Rayner Stephens Unwin CBE (23 December 1925 – 23 November 2000) was an English publisher, who served as the chairman of the publishing firm George Allen & Unwin, which had been founded by his father Sir Stanley Unwin.

Unwin was born in 1925 in Hampstead, London, one of four children from the marriage of publisher Stanley Unwin and Mary née Storr (1883-1971). His father was the founder of the publishing house George Allen & Unwin. As a young boy, Unwin served as a test reader for the firm, as his father believed that children were the best judges of what made good children's books. He was paid one shilling for each written report, which as Unwin later remarked was "good money in those days".

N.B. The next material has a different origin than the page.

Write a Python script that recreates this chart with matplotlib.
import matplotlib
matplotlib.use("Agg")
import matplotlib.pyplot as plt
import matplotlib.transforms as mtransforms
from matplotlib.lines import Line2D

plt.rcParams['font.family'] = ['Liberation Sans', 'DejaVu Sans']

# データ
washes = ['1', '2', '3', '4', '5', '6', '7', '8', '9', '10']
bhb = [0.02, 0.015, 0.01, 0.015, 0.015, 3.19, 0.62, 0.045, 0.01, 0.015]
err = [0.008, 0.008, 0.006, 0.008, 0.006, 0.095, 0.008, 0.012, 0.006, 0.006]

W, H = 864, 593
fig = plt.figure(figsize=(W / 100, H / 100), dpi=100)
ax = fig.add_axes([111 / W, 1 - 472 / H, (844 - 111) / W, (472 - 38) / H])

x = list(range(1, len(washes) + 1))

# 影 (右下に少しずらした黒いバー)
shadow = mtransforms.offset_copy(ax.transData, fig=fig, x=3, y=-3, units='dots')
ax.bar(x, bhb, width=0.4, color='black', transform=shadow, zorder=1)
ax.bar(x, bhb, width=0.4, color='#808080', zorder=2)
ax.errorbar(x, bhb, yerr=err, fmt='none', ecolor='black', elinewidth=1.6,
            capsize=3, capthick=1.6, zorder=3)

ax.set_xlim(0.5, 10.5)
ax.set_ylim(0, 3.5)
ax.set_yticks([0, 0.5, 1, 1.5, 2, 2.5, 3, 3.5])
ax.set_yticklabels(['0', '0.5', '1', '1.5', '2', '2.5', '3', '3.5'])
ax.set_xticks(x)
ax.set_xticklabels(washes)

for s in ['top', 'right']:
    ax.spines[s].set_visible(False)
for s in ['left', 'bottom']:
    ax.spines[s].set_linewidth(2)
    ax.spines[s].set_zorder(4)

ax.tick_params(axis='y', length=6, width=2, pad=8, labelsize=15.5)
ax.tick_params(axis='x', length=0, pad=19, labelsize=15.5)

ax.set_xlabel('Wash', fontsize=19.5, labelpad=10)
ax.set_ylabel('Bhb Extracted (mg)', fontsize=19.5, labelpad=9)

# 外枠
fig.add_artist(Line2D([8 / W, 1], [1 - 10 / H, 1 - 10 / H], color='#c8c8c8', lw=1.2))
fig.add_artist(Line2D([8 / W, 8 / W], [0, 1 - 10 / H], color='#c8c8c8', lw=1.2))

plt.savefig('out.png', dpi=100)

"Bilbo Baggins was a Hobbit who lived in his Hobbit hole and never went for adventures, at last Gandalf the wizard and his Dwarves persuaded him to go. He had a very exiting (sic) time fighting goblins and wargs. At last they get to the lonely mountain; Smaug, the dragon who guards it is killed and after a terrific battle with the goblins he returned home — rich!

This book, with the help of maps, does not need any illustrations it is good and should appeal to all children between the ages of 5 and 9."

Most notable among the reviews he wrote for his father was his 1936 report, aged 10, for the J.R.R. Tolkien book The Hobbit.

"Not a very good piece of literary criticism," Rayner Unwin later said of the report, "but in those happy days, no second opinion was needed; if I said it was good enough to publish, it was published."

After attending Abbotsholme School in Rocester between the ages of 10 and 17, Unwin started working as a book salesman for Basil Blackwell, whose father was the founder of Blackwell's bookshop in Oxford. Between 1944 and 1947, he served in East Asia as a sub-lieutenant in the Royal Naval Volunteer Reserve. He then studied for an undergraduate degree at Trinity College, Oxford, before completing a master's degree in English at Harvard University, which he attended as a Fulbright scholar.